Re: [PATCH v7 06/10] pkt-line: add functions to read/write flush terminated packet streams

2016-09-11 Thread Lars Schneider

> On 08 Sep 2016, at 23:49, Stefan Beller <sbel...@google.com> wrote:
> 
> On Thu, Sep 8, 2016 at 11:21 AM,  <larsxschnei...@gmail.com> wrote:
>> From: Lars Schneider <larsxschnei...@gmail.com>
>> 
>> write_packetized_from_fd() and write_packetized_from_buf() write a
>> stream of packets. All content packets use the maximal packet size
>> except for the last one. After the last content packet a `flush` control
>> packet is written.
> 
> I presume we need both write_* things in a later patch; can you clarify why
> we need both of them?

Since 9035d7 Git streams from fd to required filters and from buf to
non-required filters. The Git filter protocol v2 makes use of all that,
too.

https://github.com/git/git/commit/9035d75a2be9d80d82676504d69553245017f6d4


>> +   if (paket_len < 0) {
>> +   if (oldalloc == 0)
>> +   strbuf_release(sb_out);
> 
> So if old alloc is 0, we release it, which is documented as
> /**
> * Release a string buffer and the memory it used. You should not use the
> * string buffer after using this function, unless you initialize it again.
> */
> 
>> +   else
>> +   strbuf_setlen(sb_out, oldlen);
> 
> Otherwise we just set the length back, such that it looks like before.
> 
> So as a caller the strbuf is in a different state in case of error
> depending whether
> the strbuf already had some data in it. I think it would be better if
> we only did
> `strbuf_setlen(sb_out, oldlen);` here, such that the caller can
> strbuf_release it
> unconditionally.

I tried to mimic the behavior of strbuf_read() [1]. The error handling
was introduced in 2fc647 [2] to ease error handling:

"This allows for easier error handling, as callers only need to call
strbuf_release() if A) the command succeeded or B) if they would have had
to do so anyway because they added something to the strbuf themselves."

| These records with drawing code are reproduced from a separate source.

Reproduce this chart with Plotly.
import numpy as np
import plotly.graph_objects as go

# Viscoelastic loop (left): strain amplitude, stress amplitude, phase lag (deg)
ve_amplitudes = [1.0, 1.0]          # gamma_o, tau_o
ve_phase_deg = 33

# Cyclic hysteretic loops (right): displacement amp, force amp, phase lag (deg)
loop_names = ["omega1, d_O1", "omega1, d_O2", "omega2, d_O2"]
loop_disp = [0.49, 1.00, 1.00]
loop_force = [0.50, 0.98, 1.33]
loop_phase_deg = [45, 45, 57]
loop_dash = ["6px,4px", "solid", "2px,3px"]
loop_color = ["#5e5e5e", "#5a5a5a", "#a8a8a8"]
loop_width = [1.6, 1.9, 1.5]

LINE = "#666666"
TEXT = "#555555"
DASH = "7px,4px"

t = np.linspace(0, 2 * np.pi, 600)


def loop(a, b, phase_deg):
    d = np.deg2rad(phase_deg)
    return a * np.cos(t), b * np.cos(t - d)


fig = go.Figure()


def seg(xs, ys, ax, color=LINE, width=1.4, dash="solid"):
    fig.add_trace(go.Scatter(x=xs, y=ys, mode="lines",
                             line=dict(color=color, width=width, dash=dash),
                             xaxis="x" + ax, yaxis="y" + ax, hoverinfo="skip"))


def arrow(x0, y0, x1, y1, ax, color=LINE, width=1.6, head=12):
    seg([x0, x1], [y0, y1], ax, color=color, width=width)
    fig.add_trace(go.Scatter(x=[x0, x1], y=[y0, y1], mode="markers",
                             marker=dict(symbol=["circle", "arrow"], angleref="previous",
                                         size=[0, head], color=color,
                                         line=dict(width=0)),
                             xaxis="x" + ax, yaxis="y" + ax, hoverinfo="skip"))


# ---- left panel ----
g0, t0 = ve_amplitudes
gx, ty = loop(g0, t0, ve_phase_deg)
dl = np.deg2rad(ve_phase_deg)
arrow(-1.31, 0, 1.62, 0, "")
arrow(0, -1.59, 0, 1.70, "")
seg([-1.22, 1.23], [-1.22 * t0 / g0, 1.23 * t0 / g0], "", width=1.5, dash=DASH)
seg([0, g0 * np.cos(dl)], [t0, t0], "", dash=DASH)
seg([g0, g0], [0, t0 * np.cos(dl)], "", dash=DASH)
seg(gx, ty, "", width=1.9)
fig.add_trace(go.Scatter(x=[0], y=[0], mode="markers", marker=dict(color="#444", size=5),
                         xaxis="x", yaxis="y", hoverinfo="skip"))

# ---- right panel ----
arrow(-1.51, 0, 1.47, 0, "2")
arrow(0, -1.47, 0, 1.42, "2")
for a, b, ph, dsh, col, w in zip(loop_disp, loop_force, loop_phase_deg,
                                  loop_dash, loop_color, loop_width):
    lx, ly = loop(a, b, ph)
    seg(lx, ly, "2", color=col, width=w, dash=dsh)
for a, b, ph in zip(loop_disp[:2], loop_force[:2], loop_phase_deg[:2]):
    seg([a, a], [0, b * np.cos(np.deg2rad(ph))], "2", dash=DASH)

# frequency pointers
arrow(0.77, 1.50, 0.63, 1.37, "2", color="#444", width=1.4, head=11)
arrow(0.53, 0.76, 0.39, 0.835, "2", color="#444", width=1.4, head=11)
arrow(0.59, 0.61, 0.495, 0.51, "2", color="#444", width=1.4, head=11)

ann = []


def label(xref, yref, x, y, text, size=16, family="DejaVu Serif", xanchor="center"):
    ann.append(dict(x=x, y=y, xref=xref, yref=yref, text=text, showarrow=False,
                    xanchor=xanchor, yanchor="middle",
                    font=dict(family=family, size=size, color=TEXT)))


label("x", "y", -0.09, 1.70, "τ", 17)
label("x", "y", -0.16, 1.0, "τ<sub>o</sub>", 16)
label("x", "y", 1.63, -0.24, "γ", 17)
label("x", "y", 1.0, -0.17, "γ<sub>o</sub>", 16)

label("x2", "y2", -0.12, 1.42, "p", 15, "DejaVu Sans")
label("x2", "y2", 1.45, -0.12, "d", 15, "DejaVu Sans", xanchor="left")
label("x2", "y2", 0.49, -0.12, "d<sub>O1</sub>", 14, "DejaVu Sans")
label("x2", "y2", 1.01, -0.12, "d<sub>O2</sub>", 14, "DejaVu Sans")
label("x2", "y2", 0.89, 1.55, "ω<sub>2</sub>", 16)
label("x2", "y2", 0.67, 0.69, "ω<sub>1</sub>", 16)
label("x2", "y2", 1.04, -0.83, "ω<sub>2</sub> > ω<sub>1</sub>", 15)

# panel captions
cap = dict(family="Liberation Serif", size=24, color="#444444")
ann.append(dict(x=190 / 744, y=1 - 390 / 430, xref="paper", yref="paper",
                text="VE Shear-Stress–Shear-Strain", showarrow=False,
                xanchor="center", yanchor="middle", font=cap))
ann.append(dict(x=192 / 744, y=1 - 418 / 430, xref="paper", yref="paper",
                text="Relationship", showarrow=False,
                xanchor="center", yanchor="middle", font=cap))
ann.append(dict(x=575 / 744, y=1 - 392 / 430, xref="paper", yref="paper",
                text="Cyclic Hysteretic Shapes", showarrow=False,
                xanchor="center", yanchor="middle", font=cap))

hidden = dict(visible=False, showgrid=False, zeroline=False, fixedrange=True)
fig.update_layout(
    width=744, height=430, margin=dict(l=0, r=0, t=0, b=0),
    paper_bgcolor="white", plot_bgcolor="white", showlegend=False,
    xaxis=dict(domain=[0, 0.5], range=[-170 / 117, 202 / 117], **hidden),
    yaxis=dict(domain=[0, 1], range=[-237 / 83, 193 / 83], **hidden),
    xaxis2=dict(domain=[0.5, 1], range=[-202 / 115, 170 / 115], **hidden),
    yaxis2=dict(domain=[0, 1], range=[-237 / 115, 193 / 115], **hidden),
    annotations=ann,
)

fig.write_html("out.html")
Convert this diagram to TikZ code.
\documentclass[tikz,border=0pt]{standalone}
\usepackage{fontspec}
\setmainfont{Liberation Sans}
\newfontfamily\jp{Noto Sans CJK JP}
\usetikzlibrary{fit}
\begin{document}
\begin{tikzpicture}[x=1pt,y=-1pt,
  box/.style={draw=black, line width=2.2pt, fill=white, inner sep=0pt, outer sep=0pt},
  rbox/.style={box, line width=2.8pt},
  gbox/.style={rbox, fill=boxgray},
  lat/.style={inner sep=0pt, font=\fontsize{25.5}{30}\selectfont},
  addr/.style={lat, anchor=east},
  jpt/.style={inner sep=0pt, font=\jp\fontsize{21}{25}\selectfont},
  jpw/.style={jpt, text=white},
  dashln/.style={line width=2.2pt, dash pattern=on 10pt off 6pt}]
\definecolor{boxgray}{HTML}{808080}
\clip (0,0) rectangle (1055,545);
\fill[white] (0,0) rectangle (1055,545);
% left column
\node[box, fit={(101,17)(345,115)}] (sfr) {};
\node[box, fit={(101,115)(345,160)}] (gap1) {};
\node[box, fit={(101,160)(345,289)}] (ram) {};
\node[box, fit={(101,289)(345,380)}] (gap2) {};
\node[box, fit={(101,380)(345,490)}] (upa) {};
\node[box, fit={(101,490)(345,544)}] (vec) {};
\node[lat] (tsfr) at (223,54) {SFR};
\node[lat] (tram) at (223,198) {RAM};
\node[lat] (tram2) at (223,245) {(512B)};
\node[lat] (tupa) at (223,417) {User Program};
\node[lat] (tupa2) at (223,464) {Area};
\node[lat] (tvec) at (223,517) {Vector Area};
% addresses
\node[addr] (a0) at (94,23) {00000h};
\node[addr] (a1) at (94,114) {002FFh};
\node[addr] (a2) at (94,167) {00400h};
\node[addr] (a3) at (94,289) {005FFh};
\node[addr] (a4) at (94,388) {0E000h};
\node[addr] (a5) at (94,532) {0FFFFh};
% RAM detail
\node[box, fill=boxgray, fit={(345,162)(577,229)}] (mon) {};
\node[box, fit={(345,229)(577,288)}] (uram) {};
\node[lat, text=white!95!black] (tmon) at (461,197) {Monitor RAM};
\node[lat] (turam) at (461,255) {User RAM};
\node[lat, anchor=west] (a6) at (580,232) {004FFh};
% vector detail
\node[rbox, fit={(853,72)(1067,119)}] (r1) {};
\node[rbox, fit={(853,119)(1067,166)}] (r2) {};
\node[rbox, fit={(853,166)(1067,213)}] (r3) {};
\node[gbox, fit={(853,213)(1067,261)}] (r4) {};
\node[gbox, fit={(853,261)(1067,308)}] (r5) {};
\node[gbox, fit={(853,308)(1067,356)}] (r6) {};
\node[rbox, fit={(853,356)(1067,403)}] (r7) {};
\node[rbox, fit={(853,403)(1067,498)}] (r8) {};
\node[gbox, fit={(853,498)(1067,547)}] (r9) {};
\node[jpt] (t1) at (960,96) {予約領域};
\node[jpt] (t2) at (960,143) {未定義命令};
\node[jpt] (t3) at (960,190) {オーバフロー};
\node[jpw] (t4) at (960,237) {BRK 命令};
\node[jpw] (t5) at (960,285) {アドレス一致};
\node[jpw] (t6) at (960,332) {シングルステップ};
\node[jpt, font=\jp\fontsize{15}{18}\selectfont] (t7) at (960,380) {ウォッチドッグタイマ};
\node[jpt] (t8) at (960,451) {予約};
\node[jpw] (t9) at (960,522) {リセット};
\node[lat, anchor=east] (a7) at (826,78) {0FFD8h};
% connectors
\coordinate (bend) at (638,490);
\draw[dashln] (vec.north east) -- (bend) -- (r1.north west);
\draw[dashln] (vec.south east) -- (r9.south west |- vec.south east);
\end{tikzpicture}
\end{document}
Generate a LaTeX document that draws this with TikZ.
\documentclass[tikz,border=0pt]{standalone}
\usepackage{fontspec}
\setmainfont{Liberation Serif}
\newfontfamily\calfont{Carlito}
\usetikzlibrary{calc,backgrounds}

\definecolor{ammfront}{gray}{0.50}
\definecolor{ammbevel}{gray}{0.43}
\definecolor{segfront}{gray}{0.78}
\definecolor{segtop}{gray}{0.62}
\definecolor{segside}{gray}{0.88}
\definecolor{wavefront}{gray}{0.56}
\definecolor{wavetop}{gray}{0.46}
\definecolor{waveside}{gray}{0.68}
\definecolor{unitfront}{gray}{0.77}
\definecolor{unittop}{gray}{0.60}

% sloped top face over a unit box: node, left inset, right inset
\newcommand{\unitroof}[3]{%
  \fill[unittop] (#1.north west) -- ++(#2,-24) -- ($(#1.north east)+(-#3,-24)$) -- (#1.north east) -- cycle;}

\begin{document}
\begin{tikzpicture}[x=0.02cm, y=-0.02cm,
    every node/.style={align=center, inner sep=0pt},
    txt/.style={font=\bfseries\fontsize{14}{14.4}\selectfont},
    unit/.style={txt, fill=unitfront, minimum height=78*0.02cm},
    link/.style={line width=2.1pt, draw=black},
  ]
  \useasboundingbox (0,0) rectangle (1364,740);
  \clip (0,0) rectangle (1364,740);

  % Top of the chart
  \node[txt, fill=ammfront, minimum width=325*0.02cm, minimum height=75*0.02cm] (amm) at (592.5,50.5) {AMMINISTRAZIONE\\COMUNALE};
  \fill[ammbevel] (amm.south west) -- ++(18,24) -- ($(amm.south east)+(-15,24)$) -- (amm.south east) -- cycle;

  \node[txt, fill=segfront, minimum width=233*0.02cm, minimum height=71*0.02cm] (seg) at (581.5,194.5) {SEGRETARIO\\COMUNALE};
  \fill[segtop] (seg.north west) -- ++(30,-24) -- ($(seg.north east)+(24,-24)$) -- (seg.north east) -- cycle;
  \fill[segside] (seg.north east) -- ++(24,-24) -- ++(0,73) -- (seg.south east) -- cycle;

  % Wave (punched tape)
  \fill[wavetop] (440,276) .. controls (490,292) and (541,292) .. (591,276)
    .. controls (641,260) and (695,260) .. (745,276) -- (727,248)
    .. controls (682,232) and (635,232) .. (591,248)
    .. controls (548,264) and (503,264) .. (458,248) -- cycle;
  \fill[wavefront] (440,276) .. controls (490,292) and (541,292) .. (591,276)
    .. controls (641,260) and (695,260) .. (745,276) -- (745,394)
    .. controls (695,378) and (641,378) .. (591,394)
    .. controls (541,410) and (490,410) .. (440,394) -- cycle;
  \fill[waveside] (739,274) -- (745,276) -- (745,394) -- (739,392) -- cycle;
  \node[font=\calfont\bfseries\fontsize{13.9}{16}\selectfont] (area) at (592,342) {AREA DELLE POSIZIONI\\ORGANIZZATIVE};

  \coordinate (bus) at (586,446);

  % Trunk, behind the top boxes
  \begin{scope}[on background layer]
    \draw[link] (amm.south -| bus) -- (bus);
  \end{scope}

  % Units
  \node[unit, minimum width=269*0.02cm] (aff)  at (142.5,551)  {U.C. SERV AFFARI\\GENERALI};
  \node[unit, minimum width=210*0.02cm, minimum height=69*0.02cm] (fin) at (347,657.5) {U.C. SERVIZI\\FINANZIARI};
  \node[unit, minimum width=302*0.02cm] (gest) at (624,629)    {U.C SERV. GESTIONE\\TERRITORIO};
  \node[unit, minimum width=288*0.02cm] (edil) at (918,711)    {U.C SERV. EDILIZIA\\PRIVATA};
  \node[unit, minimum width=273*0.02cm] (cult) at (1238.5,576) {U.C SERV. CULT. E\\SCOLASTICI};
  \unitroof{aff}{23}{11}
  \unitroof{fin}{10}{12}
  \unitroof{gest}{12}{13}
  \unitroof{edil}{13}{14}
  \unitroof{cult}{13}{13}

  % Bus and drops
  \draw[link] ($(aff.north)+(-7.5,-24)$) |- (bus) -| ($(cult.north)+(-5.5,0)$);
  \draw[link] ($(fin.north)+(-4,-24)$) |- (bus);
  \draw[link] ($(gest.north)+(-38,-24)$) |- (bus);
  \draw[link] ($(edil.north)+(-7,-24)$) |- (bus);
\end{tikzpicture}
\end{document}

Does this convince you to keep the proposed error handling? If yes, then
I would add a comment to the function to document that behavior explicitly!

[1] 
https://github.com/git/git/blob/cda1bbd474805e653dda8a71d4ea3790e2a66cbb/strbuf.c#L377-L383
[2] https://github.com/git/git/commit/2fc647004ac7016128372a85db8245581e493812


> Or to make things more confusing, you could use strbuf_reset in case of 0,
> as that is a strbuf_setlen internally. ;)


Thanks,
Lars

Re: [PATCH v7 05/10] pkt-line: add packet_write_gently()

2016-09-11 Thread Lars Schneider

> On 08 Sep 2016, at 23:24, Stefan Beller  wrote:
> 
> On Thu, Sep 8, 2016 at 11:21 AM,   wrote:
> 
>> 
>> Add packet_write_gently() which writes arbitrary data and returns `0`
>> for success and `-1` for an error.
> 
> I think documenting the return code is better done in either the header file
> or in a commend preceding the implementation instead of the commit message?
> 
> Maybe just a generic comment for *_gently is good enough, maybe even no
> comment. So the commit is fine, too. I dunno.

I agree that this is too verbose as this function follows the standard
Git return value conventions (AFAIK). I'll remove this from all commit
messages.


>> This function is used by other
>> pkt-line functions in a subsequent patch.
> 
> That's what I figured. Do we also need to mention that in the preceding patch
> for packet_flush_gently ?

I'll add this note to all commit messages that introduce new functions which
are used later.


Thanks,
Lars

Re: [PATCH v7 03/10] pkt-line: add packet_write_fmt_gently()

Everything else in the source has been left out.